╭─ INFORMATION PROVIDED

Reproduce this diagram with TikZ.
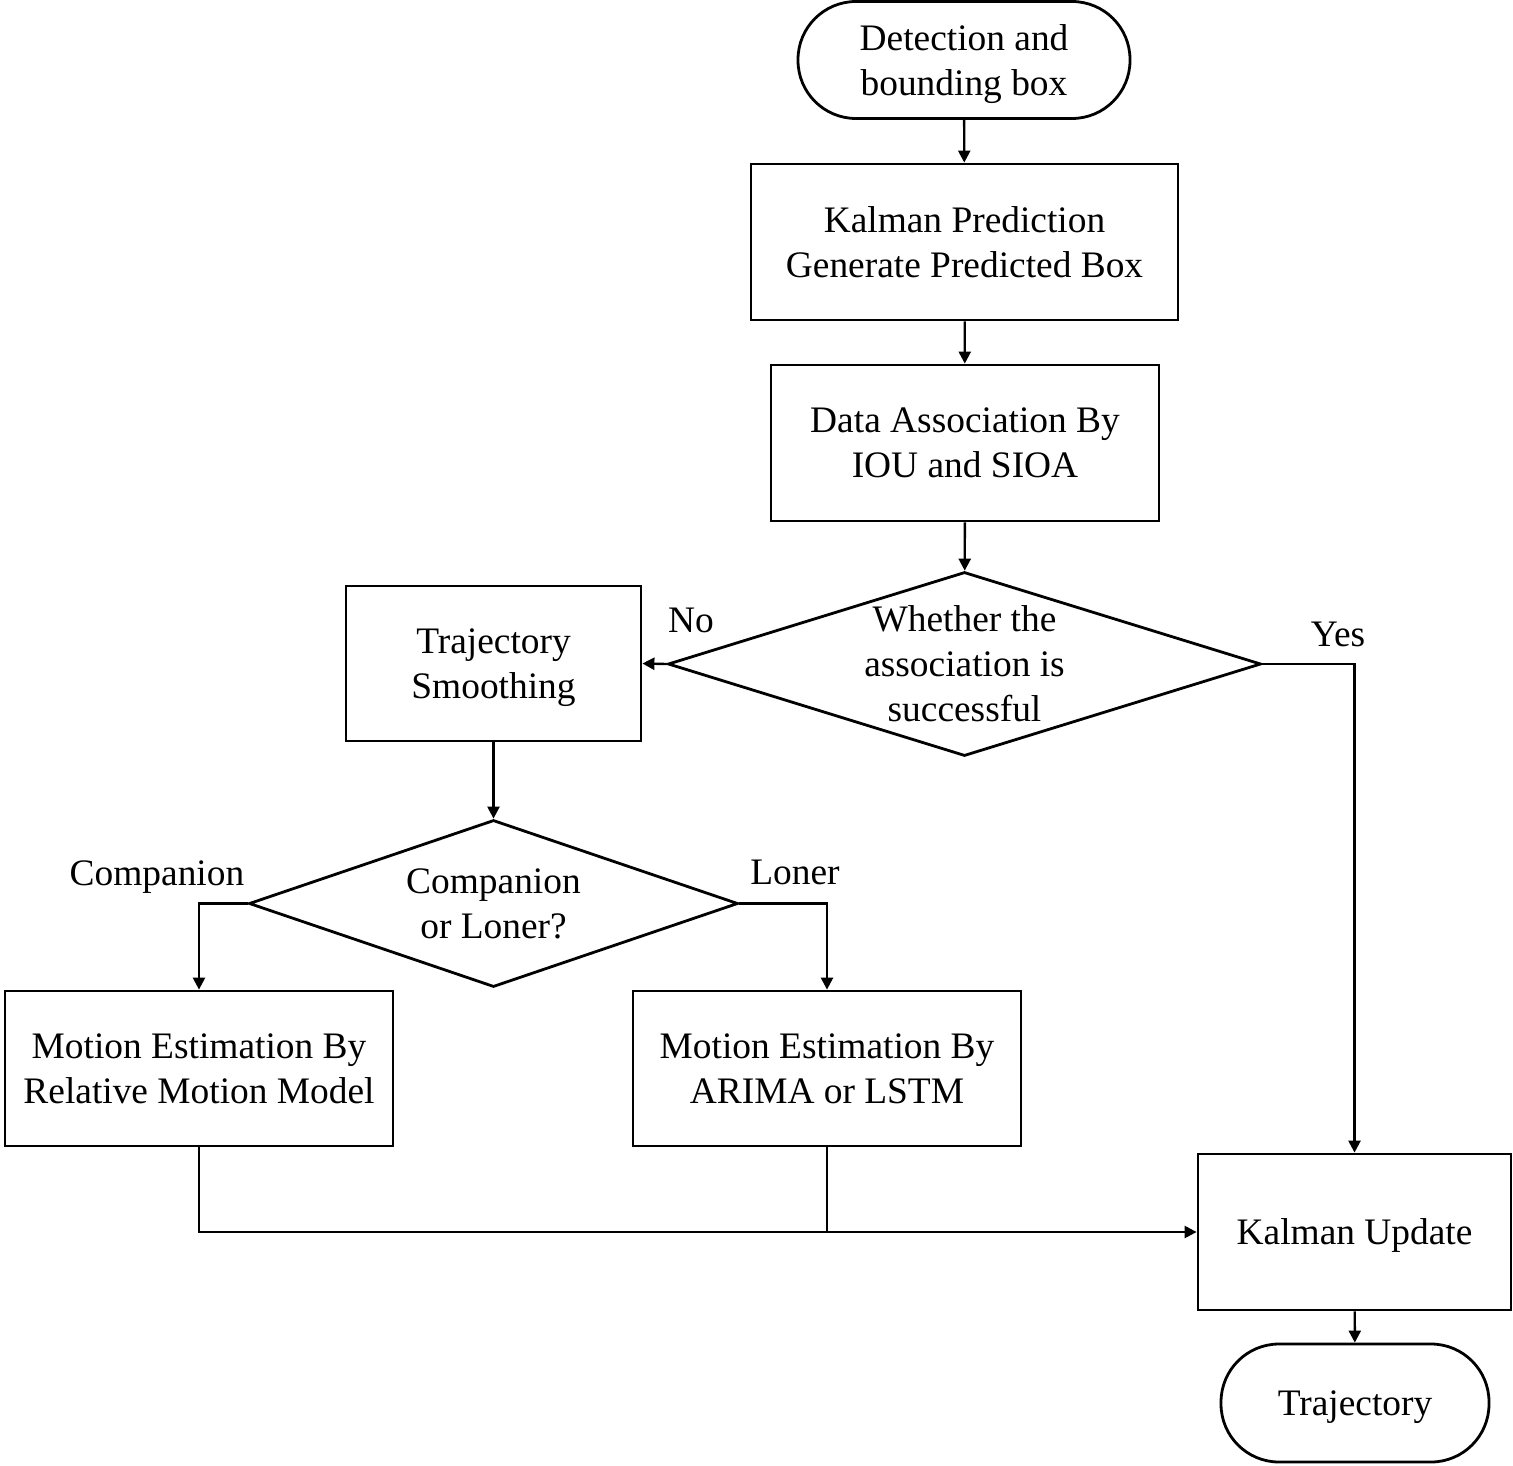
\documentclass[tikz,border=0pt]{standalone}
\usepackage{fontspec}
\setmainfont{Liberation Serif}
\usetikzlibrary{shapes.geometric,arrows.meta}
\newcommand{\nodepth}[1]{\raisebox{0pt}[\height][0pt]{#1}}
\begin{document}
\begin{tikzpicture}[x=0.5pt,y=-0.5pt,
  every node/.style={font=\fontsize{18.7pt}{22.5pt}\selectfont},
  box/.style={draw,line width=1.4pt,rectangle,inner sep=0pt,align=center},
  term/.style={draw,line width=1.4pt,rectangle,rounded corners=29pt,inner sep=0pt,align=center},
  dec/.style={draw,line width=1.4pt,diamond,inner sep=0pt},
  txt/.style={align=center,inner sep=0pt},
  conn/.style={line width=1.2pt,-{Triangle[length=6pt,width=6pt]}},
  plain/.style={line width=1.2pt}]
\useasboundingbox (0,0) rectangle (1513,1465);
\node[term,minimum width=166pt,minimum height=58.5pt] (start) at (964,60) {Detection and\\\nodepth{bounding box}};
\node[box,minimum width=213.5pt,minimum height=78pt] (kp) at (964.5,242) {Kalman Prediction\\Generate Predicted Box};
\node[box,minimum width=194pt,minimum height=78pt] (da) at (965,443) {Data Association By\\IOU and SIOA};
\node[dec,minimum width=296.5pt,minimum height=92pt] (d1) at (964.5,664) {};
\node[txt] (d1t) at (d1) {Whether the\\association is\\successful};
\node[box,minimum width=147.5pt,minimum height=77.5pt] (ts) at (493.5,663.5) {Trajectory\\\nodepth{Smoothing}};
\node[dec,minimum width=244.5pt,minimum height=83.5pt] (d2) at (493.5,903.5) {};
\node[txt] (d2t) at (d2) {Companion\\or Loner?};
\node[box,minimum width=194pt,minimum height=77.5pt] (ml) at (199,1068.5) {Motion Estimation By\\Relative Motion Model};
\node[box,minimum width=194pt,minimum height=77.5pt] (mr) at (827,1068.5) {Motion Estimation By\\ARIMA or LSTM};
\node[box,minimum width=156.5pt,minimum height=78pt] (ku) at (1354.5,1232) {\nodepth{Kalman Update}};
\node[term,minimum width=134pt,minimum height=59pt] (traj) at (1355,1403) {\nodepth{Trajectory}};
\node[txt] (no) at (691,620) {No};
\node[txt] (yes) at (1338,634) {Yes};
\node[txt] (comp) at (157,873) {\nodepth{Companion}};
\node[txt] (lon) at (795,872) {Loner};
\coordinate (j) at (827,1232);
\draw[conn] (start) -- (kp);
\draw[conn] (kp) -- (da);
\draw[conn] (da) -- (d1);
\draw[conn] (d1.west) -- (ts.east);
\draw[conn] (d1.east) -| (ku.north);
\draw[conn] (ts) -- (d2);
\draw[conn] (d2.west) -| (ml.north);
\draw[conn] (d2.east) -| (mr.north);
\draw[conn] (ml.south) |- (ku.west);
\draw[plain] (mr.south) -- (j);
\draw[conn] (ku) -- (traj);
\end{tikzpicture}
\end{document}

╰─

AIM OF THE TASK – Working from the lines above, reproduce the material exactly and exclude its pictures.

RESPONSE –
Reproduce this diagram with TikZ.
\documentclass[tikz,border=0pt]{standalone}
\usepackage{fontspec}
\setmainfont{Liberation Serif}
\usetikzlibrary{shapes.geometric,arrows.meta}
\newcommand{\nodepth}[1]{\raisebox{0pt}[\height][0pt]{#1}}
\begin{document}
\begin{tikzpicture}[x=0.5pt,y=-0.5pt,
  every node/.style={font=\fontsize{18.7pt}{22.5pt}\selectfont},
  box/.style={draw,line width=1.4pt,rectangle,inner sep=0pt,align=center},
  term/.style={draw,line width=1.4pt,rectangle,rounded corners=29pt,inner sep=0pt,align=center},
  dec/.style={draw,line width=1.4pt,diamond,inner sep=0pt},
  txt/.style={align=center,inner sep=0pt},
  conn/.style={line width=1.2pt,-{Triangle[length=6pt,width=6pt]}},
  plain/.style={line width=1.2pt}]
\useasboundingbox (0,0) rectangle (1513,1465);
\node[term,minimum width=166pt,minimum height=58.5pt] (start) at (964,60) {Detection and\\\nodepth{bounding box}};
\node[box,minimum width=213.5pt,minimum height=78pt] (kp) at (964.5,242) {Kalman Prediction\\Generate Predicted Box};
\node[box,minimum width=194pt,minimum height=78pt] (da) at (965,443) {Data Association By\\IOU and SIOA};
\node[dec,minimum width=296.5pt,minimum height=92pt] (d1) at (964.5,664) {};
\node[txt] (d1t) at (d1) {Whether the\\association is\\successful};
\node[box,minimum width=147.5pt,minimum height=77.5pt] (ts) at (493.5,663.5) {Trajectory\\\nodepth{Smoothing}};
\node[dec,minimum width=244.5pt,minimum height=83.5pt] (d2) at (493.5,903.5) {};
\node[txt] (d2t) at (d2) {Companion\\or Loner?};
\node[box,minimum width=194pt,minimum height=77.5pt] (ml) at (199,1068.5) {Motion Estimation By\\Relative Motion Model};
\node[box,minimum width=194pt,minimum height=77.5pt] (mr) at (827,1068.5) {Motion Estimation By\\ARIMA or LSTM};
\node[box,minimum width=156.5pt,minimum height=78pt] (ku) at (1354.5,1232) {\nodepth{Kalman Update}};
\node[term,minimum width=134pt,minimum height=59pt] (traj) at (1355,1403) {\nodepth{Trajectory}};
\node[txt] (no) at (691,620) {No};
\node[txt] (yes) at (1338,634) {Yes};
\node[txt] (comp) at (157,873) {\nodepth{Companion}};
\node[txt] (lon) at (795,872) {Loner};
\coordinate (j) at (827,1232);
\draw[conn] (start) -- (kp);
\draw[conn] (kp) -- (da);
\draw[conn] (da) -- (d1);
\draw[conn] (d1.west) -- (ts.east);
\draw[conn] (d1.east) -| (ku.north);
\draw[conn] (ts) -- (d2);
\draw[conn] (d2.west) -| (ml.north);
\draw[conn] (d2.east) -| (mr.north);
\draw[conn] (ml.south) |- (ku.west);
\draw[plain] (mr.south) -- (j);
\draw[conn] (ku) -- (traj);
\end{tikzpicture}
\end{document}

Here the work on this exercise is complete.